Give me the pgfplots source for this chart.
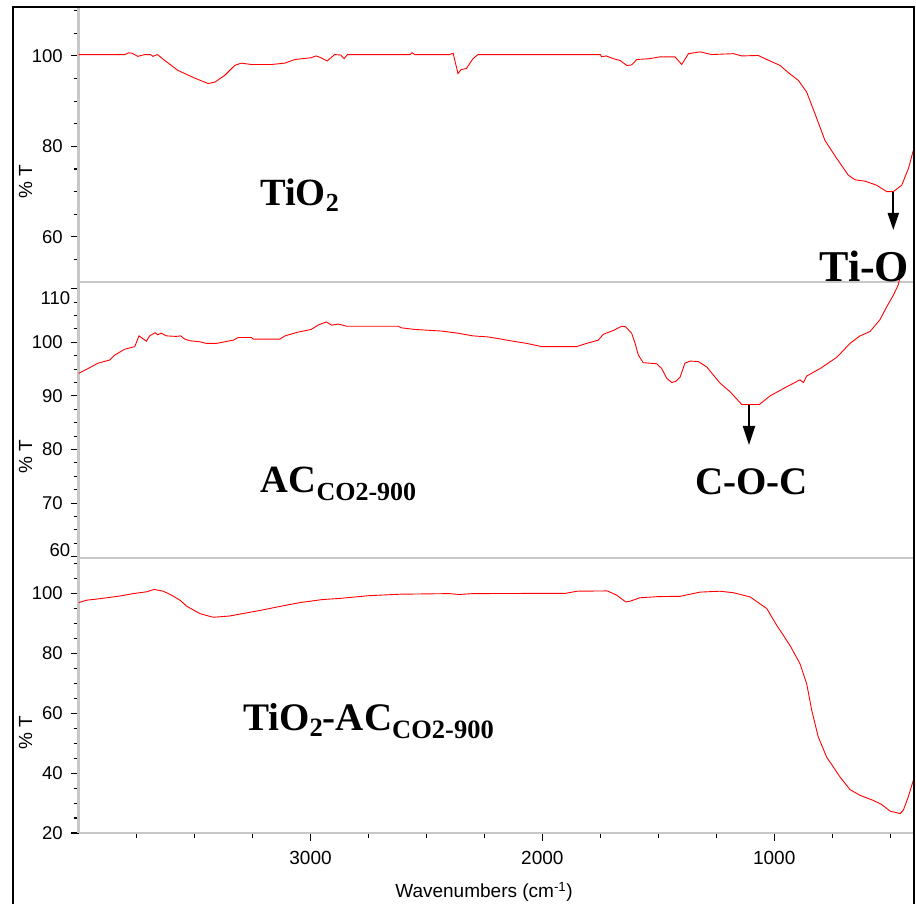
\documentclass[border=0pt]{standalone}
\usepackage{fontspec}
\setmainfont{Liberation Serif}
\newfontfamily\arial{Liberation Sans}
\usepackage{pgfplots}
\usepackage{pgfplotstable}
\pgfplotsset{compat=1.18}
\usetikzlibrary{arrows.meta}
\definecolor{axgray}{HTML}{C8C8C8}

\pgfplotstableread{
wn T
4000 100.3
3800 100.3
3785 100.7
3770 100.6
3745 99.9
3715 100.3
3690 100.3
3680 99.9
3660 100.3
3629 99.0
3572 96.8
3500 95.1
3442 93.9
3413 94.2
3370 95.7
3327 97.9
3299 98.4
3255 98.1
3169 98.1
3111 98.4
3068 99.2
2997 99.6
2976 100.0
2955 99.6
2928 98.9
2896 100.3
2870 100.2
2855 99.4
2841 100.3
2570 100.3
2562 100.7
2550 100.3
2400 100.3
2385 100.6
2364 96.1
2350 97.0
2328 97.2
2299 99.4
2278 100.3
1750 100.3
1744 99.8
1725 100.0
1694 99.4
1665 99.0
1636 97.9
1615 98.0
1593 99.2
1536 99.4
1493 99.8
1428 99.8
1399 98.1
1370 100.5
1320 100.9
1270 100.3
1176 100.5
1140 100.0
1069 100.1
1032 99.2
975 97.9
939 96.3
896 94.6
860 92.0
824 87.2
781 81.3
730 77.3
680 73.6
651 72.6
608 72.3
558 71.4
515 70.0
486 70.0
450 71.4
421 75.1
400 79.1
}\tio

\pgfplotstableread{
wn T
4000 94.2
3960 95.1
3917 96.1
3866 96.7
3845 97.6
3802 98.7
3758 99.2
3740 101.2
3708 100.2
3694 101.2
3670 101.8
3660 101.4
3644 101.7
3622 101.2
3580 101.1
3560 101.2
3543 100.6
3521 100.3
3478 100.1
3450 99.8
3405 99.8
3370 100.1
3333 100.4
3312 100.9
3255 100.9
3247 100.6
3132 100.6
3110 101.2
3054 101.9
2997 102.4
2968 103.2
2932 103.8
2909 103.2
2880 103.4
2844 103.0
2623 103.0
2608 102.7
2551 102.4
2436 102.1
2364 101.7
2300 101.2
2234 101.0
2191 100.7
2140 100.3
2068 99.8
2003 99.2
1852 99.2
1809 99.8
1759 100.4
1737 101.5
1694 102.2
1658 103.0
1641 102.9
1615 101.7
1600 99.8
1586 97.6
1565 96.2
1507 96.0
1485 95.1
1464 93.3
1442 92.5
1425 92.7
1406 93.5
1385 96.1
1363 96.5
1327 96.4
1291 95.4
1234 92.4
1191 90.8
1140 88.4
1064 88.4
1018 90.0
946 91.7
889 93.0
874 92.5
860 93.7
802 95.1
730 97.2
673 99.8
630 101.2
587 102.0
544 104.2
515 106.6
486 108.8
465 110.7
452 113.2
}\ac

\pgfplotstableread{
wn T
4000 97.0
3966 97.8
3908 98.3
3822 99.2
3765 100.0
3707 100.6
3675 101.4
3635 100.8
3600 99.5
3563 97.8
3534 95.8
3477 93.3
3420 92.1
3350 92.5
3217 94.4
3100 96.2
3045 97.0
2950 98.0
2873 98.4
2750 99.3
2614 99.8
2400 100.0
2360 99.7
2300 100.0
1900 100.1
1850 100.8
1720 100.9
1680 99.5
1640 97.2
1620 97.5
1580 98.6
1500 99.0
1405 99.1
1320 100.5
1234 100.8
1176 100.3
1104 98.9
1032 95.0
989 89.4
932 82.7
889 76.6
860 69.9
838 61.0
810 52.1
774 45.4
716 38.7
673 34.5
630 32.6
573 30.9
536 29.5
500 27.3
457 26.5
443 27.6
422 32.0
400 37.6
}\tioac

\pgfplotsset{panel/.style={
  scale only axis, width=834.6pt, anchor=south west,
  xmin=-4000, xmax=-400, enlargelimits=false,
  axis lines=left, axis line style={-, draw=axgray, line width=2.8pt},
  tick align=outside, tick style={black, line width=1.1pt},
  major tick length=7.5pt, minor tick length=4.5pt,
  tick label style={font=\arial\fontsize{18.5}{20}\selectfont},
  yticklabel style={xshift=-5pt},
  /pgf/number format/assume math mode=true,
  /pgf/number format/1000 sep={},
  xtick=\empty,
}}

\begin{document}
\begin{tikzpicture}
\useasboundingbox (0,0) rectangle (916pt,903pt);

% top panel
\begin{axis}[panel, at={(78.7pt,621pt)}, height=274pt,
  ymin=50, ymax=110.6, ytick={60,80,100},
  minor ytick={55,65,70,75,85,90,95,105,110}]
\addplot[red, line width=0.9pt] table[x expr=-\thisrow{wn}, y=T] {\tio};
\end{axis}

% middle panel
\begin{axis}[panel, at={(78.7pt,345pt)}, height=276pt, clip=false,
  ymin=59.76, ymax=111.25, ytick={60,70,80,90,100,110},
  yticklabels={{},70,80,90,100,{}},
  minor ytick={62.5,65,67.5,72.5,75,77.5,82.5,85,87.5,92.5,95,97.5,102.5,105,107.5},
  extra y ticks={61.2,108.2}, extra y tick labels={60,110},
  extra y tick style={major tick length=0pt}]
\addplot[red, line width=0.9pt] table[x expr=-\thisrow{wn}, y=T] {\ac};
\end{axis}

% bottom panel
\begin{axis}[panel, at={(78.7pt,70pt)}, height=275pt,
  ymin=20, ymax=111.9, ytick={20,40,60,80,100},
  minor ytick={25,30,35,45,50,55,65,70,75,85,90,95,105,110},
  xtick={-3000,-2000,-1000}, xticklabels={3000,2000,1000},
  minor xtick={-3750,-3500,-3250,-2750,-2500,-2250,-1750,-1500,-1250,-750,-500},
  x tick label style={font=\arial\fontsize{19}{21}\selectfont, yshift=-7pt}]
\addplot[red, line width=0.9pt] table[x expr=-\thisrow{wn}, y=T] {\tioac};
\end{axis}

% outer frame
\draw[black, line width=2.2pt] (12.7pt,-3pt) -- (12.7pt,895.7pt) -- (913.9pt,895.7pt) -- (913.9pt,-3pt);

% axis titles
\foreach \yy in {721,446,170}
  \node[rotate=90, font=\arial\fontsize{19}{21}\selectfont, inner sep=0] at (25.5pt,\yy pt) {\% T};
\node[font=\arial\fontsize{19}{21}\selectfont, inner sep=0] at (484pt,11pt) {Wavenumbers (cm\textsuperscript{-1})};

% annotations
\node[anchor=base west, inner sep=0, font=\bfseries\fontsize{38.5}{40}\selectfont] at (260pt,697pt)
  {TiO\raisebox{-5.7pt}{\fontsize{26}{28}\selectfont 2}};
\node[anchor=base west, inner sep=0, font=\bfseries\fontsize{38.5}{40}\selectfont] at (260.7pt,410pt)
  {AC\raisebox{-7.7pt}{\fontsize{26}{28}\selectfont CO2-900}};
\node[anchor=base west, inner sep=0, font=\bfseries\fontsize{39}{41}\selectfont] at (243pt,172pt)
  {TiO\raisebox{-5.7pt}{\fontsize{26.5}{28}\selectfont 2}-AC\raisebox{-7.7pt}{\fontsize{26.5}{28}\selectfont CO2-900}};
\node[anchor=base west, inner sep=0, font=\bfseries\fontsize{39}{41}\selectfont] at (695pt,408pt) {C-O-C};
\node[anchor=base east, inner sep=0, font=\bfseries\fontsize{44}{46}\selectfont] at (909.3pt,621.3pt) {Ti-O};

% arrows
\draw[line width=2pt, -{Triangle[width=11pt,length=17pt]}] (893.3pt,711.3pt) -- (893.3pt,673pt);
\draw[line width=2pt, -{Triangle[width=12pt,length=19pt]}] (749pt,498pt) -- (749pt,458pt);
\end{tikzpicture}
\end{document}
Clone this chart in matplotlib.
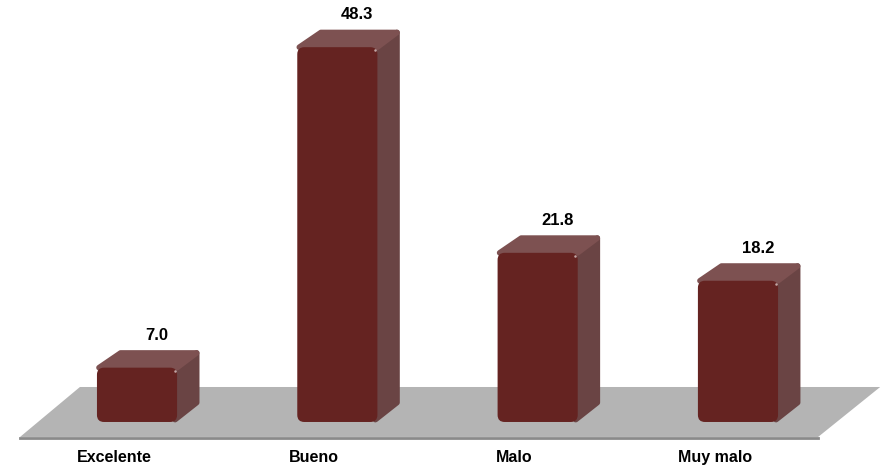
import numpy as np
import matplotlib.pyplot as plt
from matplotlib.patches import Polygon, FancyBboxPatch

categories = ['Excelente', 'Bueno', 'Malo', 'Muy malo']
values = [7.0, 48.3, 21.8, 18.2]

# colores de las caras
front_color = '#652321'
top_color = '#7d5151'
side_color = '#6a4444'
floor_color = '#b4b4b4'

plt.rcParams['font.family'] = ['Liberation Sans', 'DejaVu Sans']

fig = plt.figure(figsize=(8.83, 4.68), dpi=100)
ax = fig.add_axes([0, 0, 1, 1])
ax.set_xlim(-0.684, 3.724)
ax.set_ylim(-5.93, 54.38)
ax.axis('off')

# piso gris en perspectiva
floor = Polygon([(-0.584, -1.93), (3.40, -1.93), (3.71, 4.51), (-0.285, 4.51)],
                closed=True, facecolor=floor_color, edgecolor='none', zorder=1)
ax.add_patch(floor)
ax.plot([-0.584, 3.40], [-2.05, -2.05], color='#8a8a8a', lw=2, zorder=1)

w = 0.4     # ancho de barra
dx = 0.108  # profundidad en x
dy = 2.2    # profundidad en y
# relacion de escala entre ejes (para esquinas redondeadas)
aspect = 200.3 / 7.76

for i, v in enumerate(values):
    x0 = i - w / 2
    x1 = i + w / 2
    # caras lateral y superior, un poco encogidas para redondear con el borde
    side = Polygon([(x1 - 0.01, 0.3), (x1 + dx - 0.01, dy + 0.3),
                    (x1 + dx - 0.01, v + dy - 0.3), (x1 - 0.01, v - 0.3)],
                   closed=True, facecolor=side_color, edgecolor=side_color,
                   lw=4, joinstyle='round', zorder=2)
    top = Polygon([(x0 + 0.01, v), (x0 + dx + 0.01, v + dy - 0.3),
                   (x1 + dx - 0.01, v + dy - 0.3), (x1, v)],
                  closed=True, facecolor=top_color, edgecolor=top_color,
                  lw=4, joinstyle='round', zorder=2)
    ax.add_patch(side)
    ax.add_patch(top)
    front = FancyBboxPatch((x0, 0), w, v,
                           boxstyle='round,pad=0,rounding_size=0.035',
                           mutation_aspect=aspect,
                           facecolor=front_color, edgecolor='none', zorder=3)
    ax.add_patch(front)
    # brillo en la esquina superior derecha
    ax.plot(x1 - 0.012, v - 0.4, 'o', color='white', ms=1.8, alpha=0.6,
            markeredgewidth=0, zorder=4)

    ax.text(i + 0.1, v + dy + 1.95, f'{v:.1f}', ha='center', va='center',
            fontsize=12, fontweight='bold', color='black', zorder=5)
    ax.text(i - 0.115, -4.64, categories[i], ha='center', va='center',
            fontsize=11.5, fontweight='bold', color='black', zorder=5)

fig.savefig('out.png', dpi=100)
================================
- _What is needed_:
Above are some records; quote exactly and only the lines that begin at the line containing "Clone this chart in matplotlib." and stop after the line containing "aspect = 200.3 / 7.76", leaving out the pictures.

- _Solution for this exercise_:
Clone this chart in matplotlib.
import numpy as np
import matplotlib.pyplot as plt
from matplotlib.patches import Polygon, FancyBboxPatch

categories = ['Excelente', 'Bueno', 'Malo', 'Muy malo']
values = [7.0, 48.3, 21.8, 18.2]

# colores de las caras
front_color = '#652321'
top_color = '#7d5151'
side_color = '#6a4444'
floor_color = '#b4b4b4'

plt.rcParams['font.family'] = ['Liberation Sans', 'DejaVu Sans']

fig = plt.figure(figsize=(8.83, 4.68), dpi=100)
ax = fig.add_axes([0, 0, 1, 1])
ax.set_xlim(-0.684, 3.724)
ax.set_ylim(-5.93, 54.38)
ax.axis('off')

# piso gris en perspectiva
floor = Polygon([(-0.584, -1.93), (3.40, -1.93), (3.71, 4.51), (-0.285, 4.51)],
                closed=True, facecolor=floor_color, edgecolor='none', zorder=1)
ax.add_patch(floor)
ax.plot([-0.584, 3.40], [-2.05, -2.05], color='#8a8a8a', lw=2, zorder=1)

w = 0.4     # ancho de barra
dx = 0.108  # profundidad en x
dy = 2.2    # profundidad en y
# relacion de escala entre ejes (para esquinas redondeadas)
aspect = 200.3 / 7.76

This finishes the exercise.